• _Provided data_
━━━━

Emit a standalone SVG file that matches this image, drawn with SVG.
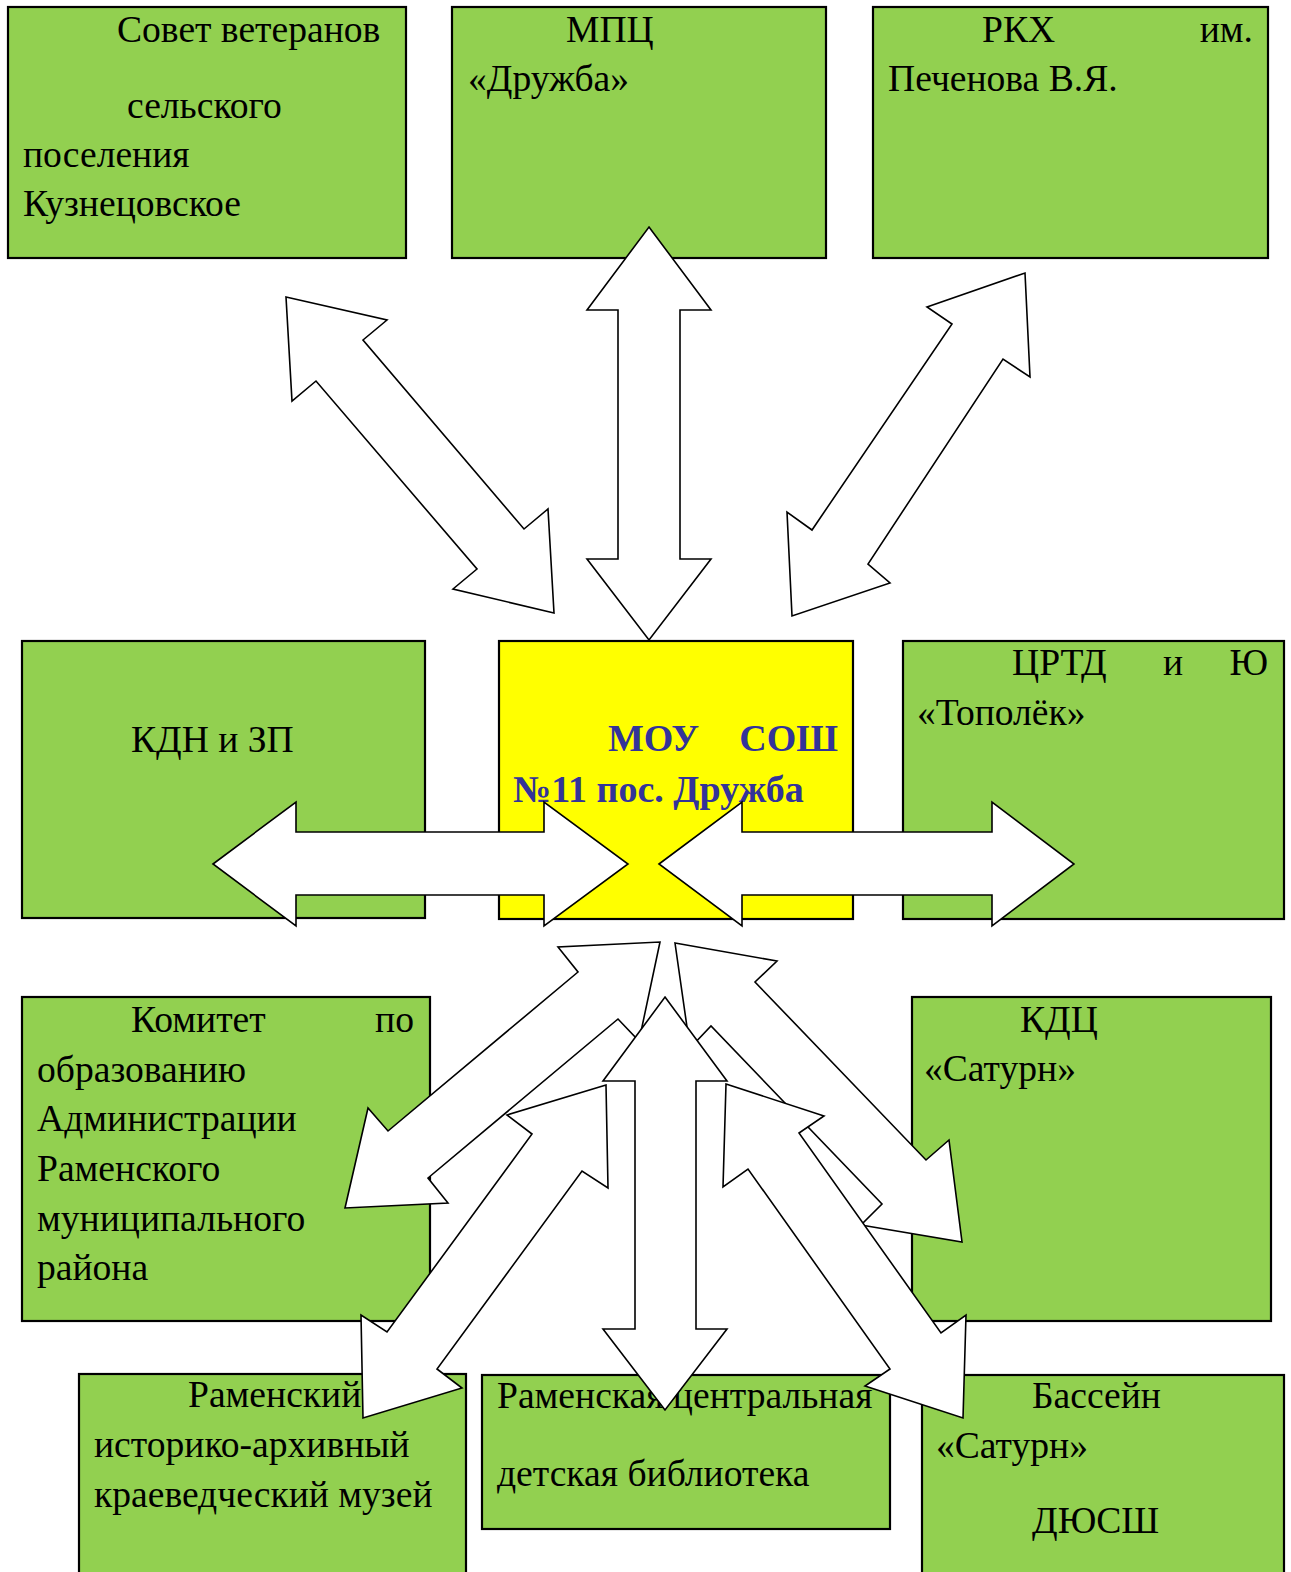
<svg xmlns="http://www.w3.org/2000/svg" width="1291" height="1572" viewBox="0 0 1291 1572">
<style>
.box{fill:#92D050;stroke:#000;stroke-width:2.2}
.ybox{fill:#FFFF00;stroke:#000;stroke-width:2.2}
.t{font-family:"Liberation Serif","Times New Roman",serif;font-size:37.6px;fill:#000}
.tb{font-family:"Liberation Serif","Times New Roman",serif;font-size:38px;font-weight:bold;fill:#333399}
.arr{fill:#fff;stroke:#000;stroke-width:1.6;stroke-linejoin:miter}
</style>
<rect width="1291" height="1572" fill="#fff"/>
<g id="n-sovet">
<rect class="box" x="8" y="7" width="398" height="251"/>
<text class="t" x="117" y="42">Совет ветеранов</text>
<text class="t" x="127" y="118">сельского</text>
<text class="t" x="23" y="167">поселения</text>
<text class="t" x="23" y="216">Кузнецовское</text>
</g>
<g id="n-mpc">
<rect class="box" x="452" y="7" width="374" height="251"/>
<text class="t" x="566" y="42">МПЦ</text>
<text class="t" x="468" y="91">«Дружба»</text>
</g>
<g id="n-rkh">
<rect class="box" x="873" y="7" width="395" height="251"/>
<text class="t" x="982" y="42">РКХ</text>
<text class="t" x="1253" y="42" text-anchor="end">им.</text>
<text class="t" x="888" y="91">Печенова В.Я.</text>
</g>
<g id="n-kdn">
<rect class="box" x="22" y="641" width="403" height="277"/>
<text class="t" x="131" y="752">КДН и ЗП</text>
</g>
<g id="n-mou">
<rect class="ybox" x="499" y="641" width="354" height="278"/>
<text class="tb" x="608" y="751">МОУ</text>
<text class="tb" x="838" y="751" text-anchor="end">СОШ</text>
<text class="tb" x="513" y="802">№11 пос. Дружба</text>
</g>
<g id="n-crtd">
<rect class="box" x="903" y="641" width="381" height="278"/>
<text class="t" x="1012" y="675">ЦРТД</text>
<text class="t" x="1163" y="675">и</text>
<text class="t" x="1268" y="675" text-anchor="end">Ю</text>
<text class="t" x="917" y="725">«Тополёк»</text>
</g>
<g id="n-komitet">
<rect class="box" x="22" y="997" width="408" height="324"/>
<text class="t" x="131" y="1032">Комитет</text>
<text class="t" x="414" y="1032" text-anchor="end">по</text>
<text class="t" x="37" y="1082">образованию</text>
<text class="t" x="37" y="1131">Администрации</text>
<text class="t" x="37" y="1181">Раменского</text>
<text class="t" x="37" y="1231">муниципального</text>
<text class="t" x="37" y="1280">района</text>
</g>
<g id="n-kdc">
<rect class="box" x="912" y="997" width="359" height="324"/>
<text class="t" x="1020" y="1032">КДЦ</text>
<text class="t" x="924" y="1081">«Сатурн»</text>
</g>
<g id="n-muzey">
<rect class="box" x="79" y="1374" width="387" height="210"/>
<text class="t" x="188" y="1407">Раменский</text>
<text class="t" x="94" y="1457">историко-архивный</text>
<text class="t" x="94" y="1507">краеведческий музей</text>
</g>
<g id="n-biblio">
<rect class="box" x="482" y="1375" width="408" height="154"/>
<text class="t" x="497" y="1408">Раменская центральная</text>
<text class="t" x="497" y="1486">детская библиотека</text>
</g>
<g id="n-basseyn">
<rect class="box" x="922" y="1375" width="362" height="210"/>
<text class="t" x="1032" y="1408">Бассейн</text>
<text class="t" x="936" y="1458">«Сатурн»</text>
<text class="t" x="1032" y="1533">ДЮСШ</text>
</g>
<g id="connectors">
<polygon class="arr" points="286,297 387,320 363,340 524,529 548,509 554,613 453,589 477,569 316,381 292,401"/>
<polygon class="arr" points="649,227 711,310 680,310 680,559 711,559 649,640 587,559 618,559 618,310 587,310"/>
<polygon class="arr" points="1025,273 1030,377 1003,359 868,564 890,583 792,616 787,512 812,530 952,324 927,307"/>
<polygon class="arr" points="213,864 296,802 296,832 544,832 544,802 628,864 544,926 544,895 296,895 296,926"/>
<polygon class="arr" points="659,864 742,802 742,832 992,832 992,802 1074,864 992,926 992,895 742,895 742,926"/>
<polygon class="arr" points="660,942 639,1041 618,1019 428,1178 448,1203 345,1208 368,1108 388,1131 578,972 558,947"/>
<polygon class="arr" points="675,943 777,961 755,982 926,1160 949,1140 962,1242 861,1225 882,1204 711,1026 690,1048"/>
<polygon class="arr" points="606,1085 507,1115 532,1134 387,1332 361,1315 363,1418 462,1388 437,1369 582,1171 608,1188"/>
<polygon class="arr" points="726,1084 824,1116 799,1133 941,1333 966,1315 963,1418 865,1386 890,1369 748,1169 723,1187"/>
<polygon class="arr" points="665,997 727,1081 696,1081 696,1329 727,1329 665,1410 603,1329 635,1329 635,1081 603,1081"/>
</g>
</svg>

━━━━

• _Task prompt_
Make an exact copy of the data above, pictures excluded.

• _Answer to this task_
Emit a standalone SVG file that matches this image, drawn with SVG.
<svg xmlns="http://www.w3.org/2000/svg" width="1291" height="1572" viewBox="0 0 1291 1572">
<style>
.box{fill:#92D050;stroke:#000;stroke-width:2.2}
.ybox{fill:#FFFF00;stroke:#000;stroke-width:2.2}
.t{font-family:"Liberation Serif","Times New Roman",serif;font-size:37.6px;fill:#000}
.tb{font-family:"Liberation Serif","Times New Roman",serif;font-size:38px;font-weight:bold;fill:#333399}
.arr{fill:#fff;stroke:#000;stroke-width:1.6;stroke-linejoin:miter}
</style>
<rect width="1291" height="1572" fill="#fff"/>
<g id="n-sovet">
<rect class="box" x="8" y="7" width="398" height="251"/>
<text class="t" x="117" y="42">Совет ветеранов</text>
<text class="t" x="127" y="118">сельского</text>
<text class="t" x="23" y="167">поселения</text>
<text class="t" x="23" y="216">Кузнецовское</text>
</g>
<g id="n-mpc">
<rect class="box" x="452" y="7" width="374" height="251"/>
<text class="t" x="566" y="42">МПЦ</text>
<text class="t" x="468" y="91">«Дружба»</text>
</g>
<g id="n-rkh">
<rect class="box" x="873" y="7" width="395" height="251"/>
<text class="t" x="982" y="42">РКХ</text>
<text class="t" x="1253" y="42" text-anchor="end">им.</text>
<text class="t" x="888" y="91">Печенова В.Я.</text>
</g>
<g id="n-kdn">
<rect class="box" x="22" y="641" width="403" height="277"/>
<text class="t" x="131" y="752">КДН и ЗП</text>
</g>
<g id="n-mou">
<rect class="ybox" x="499" y="641" width="354" height="278"/>
<text class="tb" x="608" y="751">МОУ</text>
<text class="tb" x="838" y="751" text-anchor="end">СОШ</text>
<text class="tb" x="513" y="802">№11 пос. Дружба</text>
</g>
<g id="n-crtd">
<rect class="box" x="903" y="641" width="381" height="278"/>
<text class="t" x="1012" y="675">ЦРТД</text>
<text class="t" x="1163" y="675">и</text>
<text class="t" x="1268" y="675" text-anchor="end">Ю</text>
<text class="t" x="917" y="725">«Тополёк»</text>
</g>
<g id="n-komitet">
<rect class="box" x="22" y="997" width="408" height="324"/>
<text class="t" x="131" y="1032">Комитет</text>
<text class="t" x="414" y="1032" text-anchor="end">по</text>
<text class="t" x="37" y="1082">образованию</text>
<text class="t" x="37" y="1131">Администрации</text>
<text class="t" x="37" y="1181">Раменского</text>
<text class="t" x="37" y="1231">муниципального</text>
<text class="t" x="37" y="1280">района</text>
</g>
<g id="n-kdc">
<rect class="box" x="912" y="997" width="359" height="324"/>
<text class="t" x="1020" y="1032">КДЦ</text>
<text class="t" x="924" y="1081">«Сатурн»</text>
</g>
<g id="n-muzey">
<rect class="box" x="79" y="1374" width="387" height="210"/>
<text class="t" x="188" y="1407">Раменский</text>
<text class="t" x="94" y="1457">историко-архивный</text>
<text class="t" x="94" y="1507">краеведческий музей</text>
</g>
<g id="n-biblio">
<rect class="box" x="482" y="1375" width="408" height="154"/>
<text class="t" x="497" y="1408">Раменская центральная</text>
<text class="t" x="497" y="1486">детская библиотека</text>
</g>
<g id="n-basseyn">
<rect class="box" x="922" y="1375" width="362" height="210"/>
<text class="t" x="1032" y="1408">Бассейн</text>
<text class="t" x="936" y="1458">«Сатурн»</text>
<text class="t" x="1032" y="1533">ДЮСШ</text>
</g>
<g id="connectors">
<polygon class="arr" points="286,297 387,320 363,340 524,529 548,509 554,613 453,589 477,569 316,381 292,401"/>
<polygon class="arr" points="649,227 711,310 680,310 680,559 711,559 649,640 587,559 618,559 618,310 587,310"/>
<polygon class="arr" points="1025,273 1030,377 1003,359 868,564 890,583 792,616 787,512 812,530 952,324 927,307"/>
<polygon class="arr" points="213,864 296,802 296,832 544,832 544,802 628,864 544,926 544,895 296,895 296,926"/>
<polygon class="arr" points="659,864 742,802 742,832 992,832 992,802 1074,864 992,926 992,895 742,895 742,926"/>
<polygon class="arr" points="660,942 639,1041 618,1019 428,1178 448,1203 345,1208 368,1108 388,1131 578,972 558,947"/>
<polygon class="arr" points="675,943 777,961 755,982 926,1160 949,1140 962,1242 861,1225 882,1204 711,1026 690,1048"/>
<polygon class="arr" points="606,1085 507,1115 532,1134 387,1332 361,1315 363,1418 462,1388 437,1369 582,1171 608,1188"/>
<polygon class="arr" points="726,1084 824,1116 799,1133 941,1333 966,1315 963,1418 865,1386 890,1369 748,1169 723,1187"/>
<polygon class="arr" points="665,997 727,1081 696,1081 696,1329 727,1329 665,1410 603,1329 635,1329 635,1081 603,1081"/>
</g>
</svg>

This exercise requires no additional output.